I think I provided some evidence, but I guess you are asking about evidence that they are useful in the average case, which is a bit harder to show.
ACK fad32eb02c98d841e0cd9b585b61a698feec361a
I would use this script instead of my hacky bash script, if there were a way of running just n
random fuzz targets instead of all of them. I don’t feel like I have a good intuition on the values you’re setting, but doing something non-default in 30% of the cases look reasonable to me, based on the evidence that those settings sometimes help.
I would use this script instead of my hacky bash script, if there were a way of running just n random fuzz targets instead of all of them
like this, @murchandamus?
diff --git a/test/fuzz/test_runner.py b/test/fuzz/test_runner.py
index a60f51f40a..6510102e6c 100755
--- a/test/fuzz/test_runner.py
+++ b/test/fuzz/test_runner.py
@@ -80,6 +80,13 @@ def main():
' the given targets for a finite number of times. Outputs them to'
' the passed corpus_dir.'
)
+ parser.add_argument(
+ '--max_targets',
+ '-mt',
+ type=int,
+ default=0,
+ help='Max number of targets to run (chosen randomly). 0 means to run all of them.',
+ )
args = parser.parse_args()
args.corpus_dir = Path(args.corpus_dir)
@@ -121,6 +128,8 @@ def main():
logging.error("Target \"{}\" not found in current target list.".format(excluded_target))
continue
test_list_selection.remove(excluded_target)

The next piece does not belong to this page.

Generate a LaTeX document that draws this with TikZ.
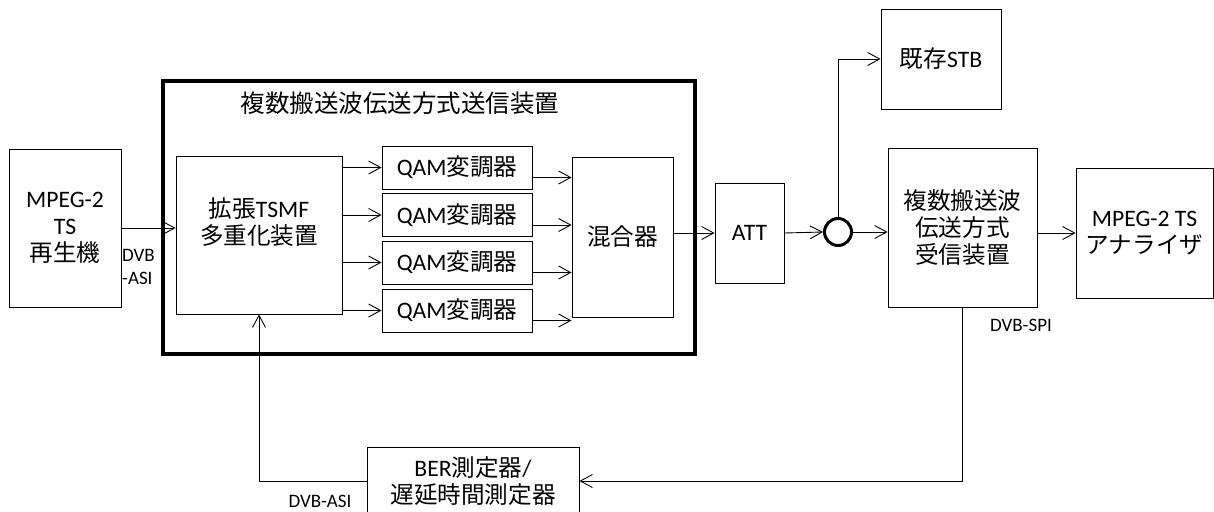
\documentclass[tikz,border=0pt]{standalone}
\usepackage{fontspec}
\setmainfont{Carlito}
\newfontfamily\jp{Noto Sans CJK JP}
\usetikzlibrary{arrows.meta}
\tikzset{
  blk/.style={draw=black, fill=white, line width=0.9pt, inner sep=2pt, align=center, font=\fontsize{23.6}{27}\selectfont},
  lbl/.style={inner sep=0pt, align=left, font=\fontsize{19}{23}\selectfont},
}

\begin{document}
\begin{tikzpicture}[x=1pt, y=-1pt,
  arr/.style={-{Straight Barb[length=12pt, width=13pt]}, line width=0.9pt},
  qam/.style={blk, minimum width=150pt, minimum height=43pt}]
\useasboundingbox (0,0) rectangle (1214,511);
\node[draw, line width=3.5pt, minimum width=532pt, minimum height=273pt] (tx) at (429,217.5) {};
\node[font=\fontsize{24.5}{28}\selectfont, inner sep=0pt] (txtitle) at (400,103) {\jp 複数搬送波伝送方式送信装置};
\node[blk, minimum width=112pt, minimum height=158pt] (player) at (65,228) {MPEG-2\\TS\\{\jp 再生機}};
\node[blk, minimum width=166pt, minimum height=158pt] (mux) at (259,235) {{\jp 拡張}TSMF\\{\jp 多重化装置}\\\rule{0pt}{0pt}};
\node[qam] (q1) at (457,167.5) {QAM{\jp 変調器}};
\node[qam] (q2) at (457,215) {QAM{\jp 変調器}};
\node[qam] (q3) at (457,262.5) {QAM{\jp 変調器}};
\node[qam] (q4) at (457,310.5) {QAM{\jp 変調器}};
\node[blk, minimum width=101pt, minimum height=160pt] (mix) at (622.5,237) {\jp 混合器};
\node[blk, minimum width=69pt, minimum height=100pt] (att) at (749.5,233) {ATT};
\node[circle, draw, line width=3pt, minimum size=27pt, inner sep=0pt] (split) at (838,232) {};
\node[blk, minimum width=120pt, minimum height=100pt] (stb) at (941,59) {{\jp 既存}STB};
\node[blk, minimum width=149pt, minimum height=159pt] (rx) at (962.5,227.5) {\jp 複数搬送波\\\jp 伝送方式\\\jp 受信装置};
\node[blk, minimum width=137pt, minimum height=130pt] (ana) at (1144.5,233) {MPEG-2 TS\\{\jp アナライザ}};
\node[blk, minimum width=212pt, minimum height=68pt] (ber) at (473,481) {BER{\jp 測定器}/\\{\jp 遅延時間測定器}};
\node[lbl, anchor=west] (asi1) at (122,266.5) {DVB\\-ASI};
\node[lbl] (spi) at (1021,325) {DVB-SPI};
\node[lbl] (asi2) at (320,501) {DVB-ASI};
\draw[arr] (player.east) -- (player.east -| mux.west);
\foreach \q in {q1,q2,q3,q4} \draw[arr] (mux.east |- \q.west) -- (\q.west);
\foreach \q in {q1,q2,q3,q4} \draw[arr] ([yshift=-10pt]\q.east) -- ([yshift=-10pt]\q.east -| mix.west);
\draw[arr] (att.west -| mix.east) -- (att.west); \draw[arr] (att.east) -- (split.west);
\draw[arr] (split.north) |- (stb.west); \draw[arr] (split.east) -- (split.east -| rx.west);
\draw[arr] (rx.east |- ana.west) -- (ana.west);
\draw[arr] (rx.south) |- (ber.east); \draw[arr] (ber.west) -| (mux.south);
\end{tikzpicture}
\end{document}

+ if args.max_targets > 0:
+ test_list_selection = random.sample(test_list_selection, args.max_targets)
test_list_selection.sort()
logging.info("{} of {} detected fuzz target(s) selected: {}".format(len(test_list_selection), len(test_list_all), " ".join(test_list_selection)))
🤔 There hasn't been much activity lately and the CI seems to be failing.
If no one reviewed the current pull request by commit hash, a rebase can be considered. While the CI failure may be a false positive, the CI hasn't been running for some time, so there may be a real issue hiding as well. A rebase triggers the latest CI and makes sure that no silent merge conflicts have snuck in.
Removed the max_len and mutate_depth randomization, because it seemed too controversial? Removed this from OP:
Also, randomize -max_len=
to possibly get some runs with faster iterations, or to produce smaller reduced fuzz inputs over time.
Also, randomize -mutate_depth
, as lower values seem to be beneficial as well. [2]
[2] https://github.com/bitcoin/bitcoin/pull/27888#issuecomment-1655477388
This picks up the work started in commit https://www.github.com/bitcoin/bitcoin/pull/20752/commits/1ff0dc525f051bbc7a93312dd622340ca8f4f52c
Also, added missing rss limit to avoid OOM
cc @dergoegge are you still unconvinced about this? Is there more references or data I can provide?
cc @murchandamus You may be interested in the rss_limit_mb (last commit). Not sure if you set it in your fuzz script, or if you ever ran into OOM.
cc @murchandamus You may be interested in the rss_limit_mb (last commit). Not sure if you set it in your fuzz script, or if you ever ran into OOM.
Thanks, memory has not been an issue for me.
utACK fa3a4102ef0ae06d8930d7a7b567759e2a5b5fde